Decluttering might not be about death.  Perhaps we need to downsize because of changed circumstances, and we might find tackling a big task much harder than if it had been done earlier, when we were more capable.  Whatever the reason, Magnusson suggests starting no later than our mid-sixties to give ourselves time to do a thorough job without having to rush.  It is possible to leave it too late and take one’s leave with the task incomplete.  That of course could happen at any age, so it is best to keep the problem in mind as early as possible.
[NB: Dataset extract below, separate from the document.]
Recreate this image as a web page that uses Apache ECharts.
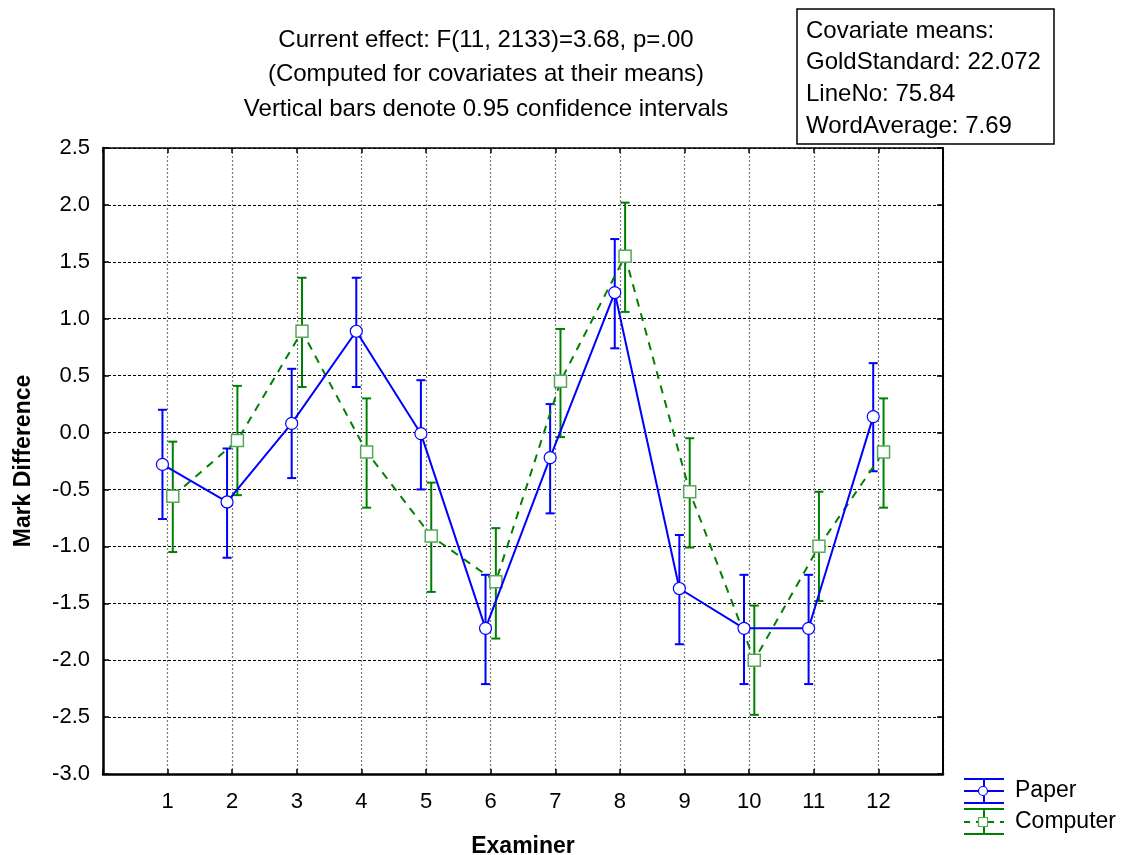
<!DOCTYPE html>
<html>
<head>
<meta charset="utf-8">
<script src="https://cdn.jsdelivr.net/npm/echarts@6/dist/echarts.min.js"></script>
<style>
html,body{margin:0;padding:0;background:#fff;}
#chart{width:1145px;height:855px;}
</style>
</head>
<body>
<div id="chart"></div>
<script>
// ---- data ----
const categories = [1, 2, 3, 4, 5, 6, 7, 8, 9, 10, 11, 12];
const paperMean = [-0.28, -0.61, 0.08, 0.89, -0.01, -1.72, -0.22, 1.23, -1.37, -1.72, -1.72, 0.14];
const paperLow  = [-0.76, -1.10, -0.40, 0.40, -0.50, -2.21, -0.71, 0.74, -1.86, -2.21, -2.21, -0.34];
const paperHigh = [0.20, -0.14, 0.56, 1.36, 0.46, -1.25, 0.25, 1.70, -0.90, -1.25, -1.25, 0.61];
const compMean  = [-0.56, -0.07, 0.89, -0.17, -0.91, -1.31, 0.45, 1.55, -0.52, -2.00, -1.00, -0.17];
const compLow   = [-1.05, -0.55, 0.40, -0.66, -1.40, -1.81, -0.04, 1.06, -1.01, -2.48, -1.48, -0.66];
const compHigh  = [-0.08, 0.41, 1.36, 0.30, -0.44, -0.84, 0.91, 2.02, -0.05, -1.52, -0.52, 0.30];
const yTicks = { min: -3.0, max: 2.5, step: 0.5 };
const titleLines = [
  'Current effect: F(11, 2133)=3.68, p=.00',
  '(Computed for covariates at their means)',
  'Vertical bars denote 0.95 confidence intervals'
];
const covLines = ['Covariate means:', 'GoldStandard: 22.072', 'LineNo: 75.84', 'WordAverage: 7.69'];
const seriesNames = ['Paper', 'Computer'];

// ---- styling ----
const FONT = "'Liberation Sans', Arial, sans-serif";
const BLUE = '#0000ff';
const GREEN = '#008000';
const SHIFT = 0.08;

const chart = echarts.init(document.getElementById('chart'), null, { renderer: 'canvas' });

function errData(lo, hi, dx) {
  return categories.map((c, i) => [c + dx, lo[i], hi[i]]);
}
function lineData(mean, dx) {
  return categories.map((c, i) => [c + dx, mean[i]]);
}
function errRender(color) {
  return function (params, api) {
    const x = api.value(0);
    const p1 = api.coord([x, api.value(1)]);
    const p2 = api.coord([x, api.value(2)]);
    const w = 4.5;
    const st = { stroke: color, lineWidth: 2 };
    return {
      type: 'group',
      children: [
        { type: 'line', shape: { x1: p1[0], y1: p1[1], x2: p2[0], y2: p2[1] }, style: st },
        { type: 'line', shape: { x1: p1[0] - w, y1: p1[1], x2: p1[0] + w, y2: p1[1] }, style: st },
        { type: 'line', shape: { x1: p2[0] - w, y1: p2[1], x2: p2[0] + w, y2: p2[1] }, style: st }
      ]
    };
  };
}

const txt = (text, x, y, size, extra) => ({
  type: 'text', x: x, y: y,
  style: Object.assign({ text: text, font: size + 'px ' + FONT, fill: '#000', textVerticalAlign: 'middle' }, extra || {})
});

const graphics = [];
titleLines.forEach((t, i) => graphics.push(txt(t, 486, 40 + i * 34.5, 24, { textAlign: 'center' })));
graphics.push({ type: 'rect', shape: { x: 797, y: 9, width: 257, height: 135 }, style: { fill: '#fff', stroke: '#000', lineWidth: 1.5 } });
covLines.forEach((t, i) => graphics.push(txt(t, 806, 31 + i * 31.7, 24, { textAlign: 'left' })));
// legend
function legendIcon(yTop, yMid, yBot, color, dashed, symbol) {
  const st = { stroke: color, lineWidth: 2 };
  const items = [
    { type: 'line', shape: { x1: 964, y1: yTop, x2: 1004, y2: yTop }, style: st },
    { type: 'line', shape: { x1: 964, y1: yBot, x2: 1004, y2: yBot }, style: st },
    { type: 'line', shape: { x1: 984, y1: yTop, x2: 984, y2: yBot }, style: st },
    { type: 'line', shape: { x1: 964, y1: yMid, x2: 1004, y2: yMid }, style: { stroke: color, lineWidth: 2, lineDash: dashed ? [6, 6] : null } }
  ];
  if (symbol === 'circle') {
    items.push({ type: 'circle', shape: { cx: 983, cy: yMid, r: 4.5 }, style: { fill: '#fff', stroke: BLUE, lineWidth: 1.2 } });
  } else {
    items.push({ type: 'rect', shape: { x: 978.5, y: yMid - 4.5, width: 9, height: 9 }, style: { fill: '#fff', stroke: '#55a855', lineWidth: 1.2 } });
  }
  return items;
}
legendIcon(779, 791, 803, BLUE, false, 'circle').forEach(g => graphics.push(g));
legendIcon(809, 822, 834, GREEN, true, 'rect').forEach(g => graphics.push(g));
graphics.push(txt(seriesNames[0], 1015, 791, 23));
graphics.push(txt(seriesNames[1], 1015, 822, 23));

const option = {
  backgroundColor: '#fff',
  animation: false,
  grid: { left: 103, top: 148, right: 202, bottom: 81, show: false, containLabel: false, outerBoundsMode: 'none' },
  xAxis: [
    {
      type: 'value', min: 0, max: 13, interval: 1, position: 'bottom',
      name: 'Examiner', nameLocation: 'middle', nameGap: 61,
      nameTextStyle: { fontFamily: FONT, fontSize: 23, fontWeight: 'bold', color: '#000' },
      axisLine: { show: true, onZero: false, lineStyle: { color: '#000', width: 2.5 } },
      axisTick: { show: true, inside: true, length: 5, lineStyle: { color: '#000', width: 1.5 } },
      axisLabel: {
        fontFamily: FONT, fontSize: 22, color: '#000', margin: 17,
        formatter: v => (v >= 1 && v <= 12) ? String(v) : ''
      },
      splitLine: { show: true, lineStyle: { color: '#7a7a7a', width: 1.2, type: [2, 2] } }
    },
    {
      type: 'value', min: 0, max: 13, interval: 1, position: 'top',
      axisLine: { show: true, onZero: false, lineStyle: { color: '#000', width: 1.5 } },
      axisTick: { show: true, inside: true, length: 5, lineStyle: { color: '#000', width: 1.5 } },
      axisLabel: { show: false }, splitLine: { show: false }
    }
  ],
  yAxis: [
    {
      type: 'value', min: yTicks.min, max: yTicks.max, interval: yTicks.step, position: 'left',
      name: 'Mark Difference', nameLocation: 'middle', nameGap: 68, nameRotate: 90,
      nameTextStyle: { fontFamily: FONT, fontSize: 23, fontWeight: 'bold', color: '#000' },
      axisLine: { show: true, onZero: false, lineStyle: { color: '#000', width: 2.5 } },
      axisTick: { show: true, inside: true, length: 6, lineStyle: { color: '#000', width: 1.5 } },
      axisLabel: { fontFamily: FONT, fontSize: 22, color: '#000', margin: 13, formatter: v => v.toFixed(1) },
      splitLine: { show: true, lineStyle: { color: '#000', width: 1, type: [3, 2] } }
    },
    {
      type: 'value', min: yTicks.min, max: yTicks.max, interval: yTicks.step, position: 'right',
      axisLine: { show: true, onZero: false, lineStyle: { color: '#000', width: 2 } },
      axisTick: { show: true, inside: true, length: 6, lineStyle: { color: '#000', width: 1.5 } },
      axisLabel: { show: false }, splitLine: { show: false }
    }
  ],
  series: [
    {
      name: 'PaperCI', type: 'custom', z: 3, renderItem: errRender(BLUE),
      encode: { x: 0, y: [1, 2] }, data: errData(paperLow, paperHigh, -SHIFT)
    },
    {
      name: 'ComputerCI', type: 'custom', z: 3, renderItem: errRender(GREEN),
      encode: { x: 0, y: [1, 2] }, data: errData(compLow, compHigh, SHIFT)
    },
    {
      name: seriesNames[1], type: 'line', z: 4, data: lineData(compMean, SHIFT),
      lineStyle: { color: GREEN, width: 2, type: [8, 7] },
      symbol: 'rect', symbolSize: 12, showAllSymbol: true,
      itemStyle: { color: '#fff', borderColor: '#55a855', borderWidth: 1.5 }
    },
    {
      name: seriesNames[0], type: 'line', z: 5, data: lineData(paperMean, -SHIFT),
      lineStyle: { color: BLUE, width: 2 },
      symbol: 'circle', symbolSize: 12, showAllSymbol: true,
      itemStyle: { color: '#fff', borderColor: BLUE, borderWidth: 1.2 }
    }
  ],
  graphic: { elements: graphics }
};
chart.setOption(option);
</script>
</body>
</html>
It might be even worse than leaving relatives with a big job; there have been numerous instances of psychical researchers and ufologists dying and having their files binned, and I am sure this extends to other fields.  Valuable data are lost because those responsible for winding up the deceased’s affairs have no idea what to do with a collection, the significance of which they are unaware, particularly if there is no obvious monetary value.  Those potentially in this situation should ensure a mechanism exists for flagging up where to send research documentation.

Death cleaning can be short-circuited to a large extent by deciding against the accumulation of possessions.  There is something to be said for minimalist living, if one can manage it.  In a consumer society it is not always easy to ignore the siren call of commerce persuading us to buy, but it is worth bearing in mind that disposing of something is harder than not having it in the first place.  It’s nice not to have to bother with a lot of objects needing to be cleaned and cared for.  Being surrounded by things we don’t need is a drag on the spirit.

Death cleaning is all common sense really, and there is nothing particularly original here, but sometimes we need a little push to begin something, and this book can help us to overcome inertia in deciding what we no longer need.  It injects humour into what could be a morbid process and Magnusson is a pleasant, and never hectoring, companion.  The title may put off some potential readers, but it does focus the mind, emphasising the importance of preparing for that end state, however little we may welcome its arrival.  Death may be decades off, but it is best to be prepared.